んー、我ながらよくできた自己肯定だ、と思ったりもするんだけれど、
この次の段階を考えるときに、どっちにいくのがいいんだろうか、と考える。
もうちょっと完成度上げてアウトプットしてみるか、もしくは
全部ポイっと捨てて、こんなのどうでもいい、と思えるような一段上の視点へ動くか。

これはちょっと迷いどころ、だけど、まあ後者だな。

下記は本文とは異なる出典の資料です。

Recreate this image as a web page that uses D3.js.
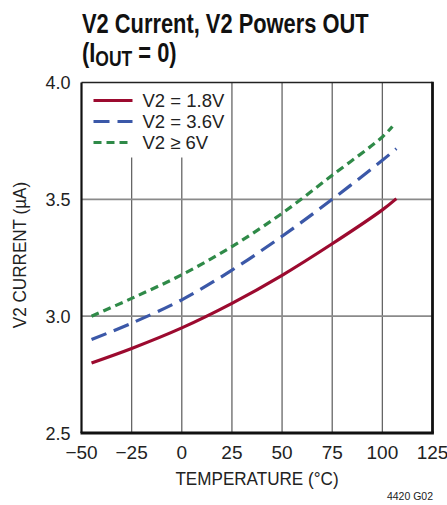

ここにはとどまらず、次へいこう。

そういう意味もこめて、何でも公開な方針で。


ーーー追記:かなり個人的な独り言ーーー

僕がこんな風に考える根底には、
人間は公平であるべきだ、またはそうでしかあり得ない、っていう思い込みがあるのかもしれない。
因果応報をたぶん無意識に信じていて。

関係というのは常に損得のない対等な価値交換である、と思っているんだな。
短期的なアービトラージや詐欺は、長期的に必ず補正される。
因果を信じているということであり、そのタイムラグを埋める概念としての「縁」も信じている。

ずるいことやったって絶対得はしないんだよ、って素直に信じてるんだな。
別の角度でいうと、「得する」なんてことはありえない、ってことも思っている。

人は自分が創出した価値を、市場や関係という場で交換して、自分の得たい価値を得る。
それだけが「理」なんだと。

だとしたら、考えるべきことは単純で、
・どんな価値をどうやって創出しようか
・誰のどんな価値と交換しようか
というこの2点につきる。
ビジネスではとても当たり前の、バリューチェーン:生産→交換、(それから消費か投資)

ーーー

最近、あり方でも見方でも方法でも
なんでも企業と個人が同じフレームで見えてしまっていいのか悪いのか。
まあ、理解はしやすいな、と。

やや沈静収束気味な最長ブログ。。

ーーー追記:自己肯定モードについてーーー

後から読み返すと、プレゼンモードのときっていうのは
思考がとても自己肯定的/一方的で、ナルシスチックで。
でも、ポジションをとって一つのメッセージを伝えよう、という状況では、
そういうモードが有効だったりするんだろうな。
これもまた、そいうモードがあることに自覚的になって、使いこなす、っていうのが大事なんだろうな。

自己批判的に考え抜いて、自己肯定的に伝える。

ーーー蛇足ーーー

なのでブログだとか伝えるメディアを通して見える人物像っていうのは
概して自己肯定的になりがちなのかもしれない。
僕はまだ、自己批判との間でのゆらぎもときどき漏れてしまっているけど、
実際は、もっとかなり揺らいでいて迷っていたりする。